Due to the house being reconstructed right from the beginning, they had no clue on how the final look was going to be. “We already had the internal layout, so Ivan basically had to design based on the layout alone without seeing a physical house,” he said. “Even though there were some hiccups – which is totally normal in a renovation journey – along the way, both Ivan and Paul were receptive to any feedback and gave very valuable inputs.”
Certain areas of the home have been modernised as well. One such example would be the marble-designed bathroom in the master bedroom that was thought of by Ivan.

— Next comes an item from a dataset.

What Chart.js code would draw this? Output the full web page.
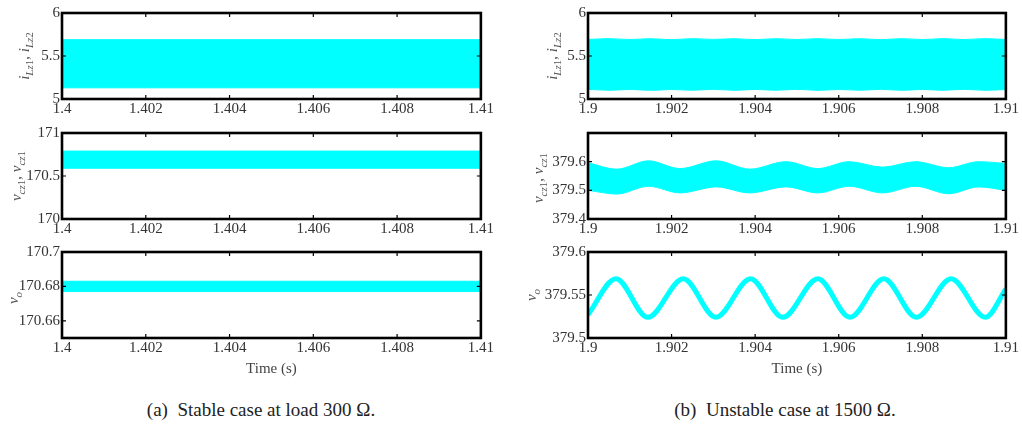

This touch of modernity, a concept fully thought of by Ivan, incorporates a touch of luxury and class to an otherwise fully oriental home.
One of Mr Teo’s favourite rooms to spend time in would be the attic which faces Bukit Gombak Hill
A Little Advice
“Advice ah?” Mr Teo laughed. “I would encourage all future homeowners to be open. You can start with nothing, but along the way you will discover what you like or don’t like.”
“Talk to as many friends or designers as possible and have more engagement with everything. It will make your renovation journey easier once you have an open-mind.”